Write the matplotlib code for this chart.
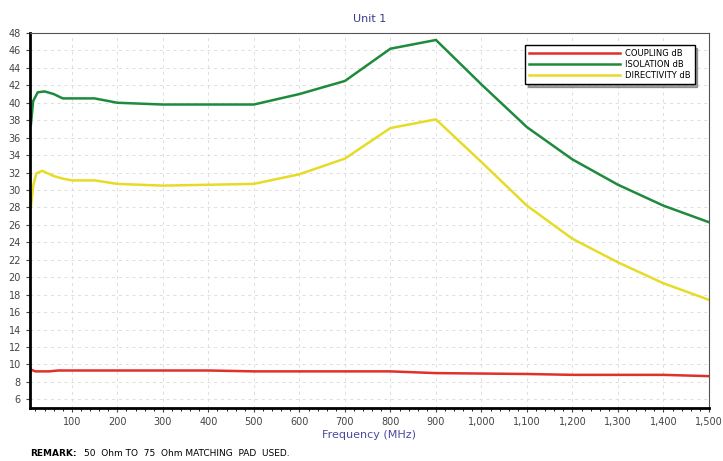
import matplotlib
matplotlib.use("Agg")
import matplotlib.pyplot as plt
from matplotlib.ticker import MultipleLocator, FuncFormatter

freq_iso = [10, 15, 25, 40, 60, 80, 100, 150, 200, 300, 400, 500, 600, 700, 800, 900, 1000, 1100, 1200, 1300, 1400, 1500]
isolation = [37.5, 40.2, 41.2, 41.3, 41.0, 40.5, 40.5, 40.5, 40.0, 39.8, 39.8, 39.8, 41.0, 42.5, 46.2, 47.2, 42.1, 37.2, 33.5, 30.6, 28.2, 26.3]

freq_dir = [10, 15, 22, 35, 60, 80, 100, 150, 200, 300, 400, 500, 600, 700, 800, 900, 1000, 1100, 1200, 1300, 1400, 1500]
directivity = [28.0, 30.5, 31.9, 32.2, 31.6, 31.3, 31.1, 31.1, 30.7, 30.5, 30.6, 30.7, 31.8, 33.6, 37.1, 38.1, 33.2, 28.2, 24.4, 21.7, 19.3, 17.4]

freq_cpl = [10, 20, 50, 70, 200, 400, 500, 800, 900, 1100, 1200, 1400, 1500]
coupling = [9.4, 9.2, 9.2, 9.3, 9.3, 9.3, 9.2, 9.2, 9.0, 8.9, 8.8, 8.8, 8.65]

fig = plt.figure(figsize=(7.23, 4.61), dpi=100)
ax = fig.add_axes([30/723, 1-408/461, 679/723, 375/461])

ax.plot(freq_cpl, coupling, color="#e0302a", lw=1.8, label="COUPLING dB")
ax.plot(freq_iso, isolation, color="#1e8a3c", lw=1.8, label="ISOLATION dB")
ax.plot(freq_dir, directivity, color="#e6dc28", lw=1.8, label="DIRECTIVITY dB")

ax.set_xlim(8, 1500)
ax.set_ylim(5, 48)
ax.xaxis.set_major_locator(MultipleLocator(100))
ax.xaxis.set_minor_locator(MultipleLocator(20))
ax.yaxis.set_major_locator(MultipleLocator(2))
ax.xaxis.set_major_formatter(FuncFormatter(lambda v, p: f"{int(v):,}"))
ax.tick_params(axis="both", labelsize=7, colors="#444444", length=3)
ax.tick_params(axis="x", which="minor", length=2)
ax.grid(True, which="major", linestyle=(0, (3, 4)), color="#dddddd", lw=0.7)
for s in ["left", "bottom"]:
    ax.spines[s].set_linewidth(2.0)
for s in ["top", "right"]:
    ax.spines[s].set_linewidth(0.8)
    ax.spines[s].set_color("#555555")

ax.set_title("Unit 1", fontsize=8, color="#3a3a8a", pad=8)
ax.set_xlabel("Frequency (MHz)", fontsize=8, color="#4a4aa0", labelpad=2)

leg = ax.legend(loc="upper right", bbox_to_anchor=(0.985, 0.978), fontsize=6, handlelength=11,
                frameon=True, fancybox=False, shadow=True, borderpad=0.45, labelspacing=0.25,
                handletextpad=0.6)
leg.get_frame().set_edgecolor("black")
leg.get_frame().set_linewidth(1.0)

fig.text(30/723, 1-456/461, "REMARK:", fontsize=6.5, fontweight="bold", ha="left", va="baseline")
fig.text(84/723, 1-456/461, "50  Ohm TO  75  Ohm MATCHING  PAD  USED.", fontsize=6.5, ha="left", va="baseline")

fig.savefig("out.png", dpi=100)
+--
Stated task: Make an exact copy of the listing above. Do not include the pictures.

Complete response:
Write the matplotlib code for this chart.
import matplotlib
matplotlib.use("Agg")
import matplotlib.pyplot as plt
from matplotlib.ticker import MultipleLocator, FuncFormatter

freq_iso = [10, 15, 25, 40, 60, 80, 100, 150, 200, 300, 400, 500, 600, 700, 800, 900, 1000, 1100, 1200, 1300, 1400, 1500]
isolation = [37.5, 40.2, 41.2, 41.3, 41.0, 40.5, 40.5, 40.5, 40.0, 39.8, 39.8, 39.8, 41.0, 42.5, 46.2, 47.2, 42.1, 37.2, 33.5, 30.6, 28.2, 26.3]

freq_dir = [10, 15, 22, 35, 60, 80, 100, 150, 200, 300, 400, 500, 600, 700, 800, 900, 1000, 1100, 1200, 1300, 1400, 1500]
directivity = [28.0, 30.5, 31.9, 32.2, 31.6, 31.3, 31.1, 31.1, 30.7, 30.5, 30.6, 30.7, 31.8, 33.6, 37.1, 38.1, 33.2, 28.2, 24.4, 21.7, 19.3, 17.4]

freq_cpl = [10, 20, 50, 70, 200, 400, 500, 800, 900, 1100, 1200, 1400, 1500]
coupling = [9.4, 9.2, 9.2, 9.3, 9.3, 9.3, 9.2, 9.2, 9.0, 8.9, 8.8, 8.8, 8.65]

fig = plt.figure(figsize=(7.23, 4.61), dpi=100)
ax = fig.add_axes([30/723, 1-408/461, 679/723, 375/461])

ax.plot(freq_cpl, coupling, color="#e0302a", lw=1.8, label="COUPLING dB")
ax.plot(freq_iso, isolation, color="#1e8a3c", lw=1.8, label="ISOLATION dB")
ax.plot(freq_dir, directivity, color="#e6dc28", lw=1.8, label="DIRECTIVITY dB")

ax.set_xlim(8, 1500)
ax.set_ylim(5, 48)
ax.xaxis.set_major_locator(MultipleLocator(100))
ax.xaxis.set_minor_locator(MultipleLocator(20))
ax.yaxis.set_major_locator(MultipleLocator(2))
ax.xaxis.set_major_formatter(FuncFormatter(lambda v, p: f"{int(v):,}"))
ax.tick_params(axis="both", labelsize=7, colors="#444444", length=3)
ax.tick_params(axis="x", which="minor", length=2)
ax.grid(True, which="major", linestyle=(0, (3, 4)), color="#dddddd", lw=0.7)
for s in ["left", "bottom"]:
    ax.spines[s].set_linewidth(2.0)
for s in ["top", "right"]:
    ax.spines[s].set_linewidth(0.8)
    ax.spines[s].set_color("#555555")

ax.set_title("Unit 1", fontsize=8, color="#3a3a8a", pad=8)
ax.set_xlabel("Frequency (MHz)", fontsize=8, color="#4a4aa0", labelpad=2)

leg = ax.legend(loc="upper right", bbox_to_anchor=(0.985, 0.978), fontsize=6, handlelength=11,
                frameon=True, fancybox=False, shadow=True, borderpad=0.45, labelspacing=0.25,
                handletextpad=0.6)
leg.get_frame().set_edgecolor("black")
leg.get_frame().set_linewidth(1.0)

fig.text(30/723, 1-456/461, "REMARK:", fontsize=6.5, fontweight="bold", ha="left", va="baseline")
fig.text(84/723, 1-456/461, "50  Ohm TO  75  Ohm MATCHING  PAD  USED.", fontsize=6.5, ha="left", va="baseline")

fig.savefig("out.png", dpi=100)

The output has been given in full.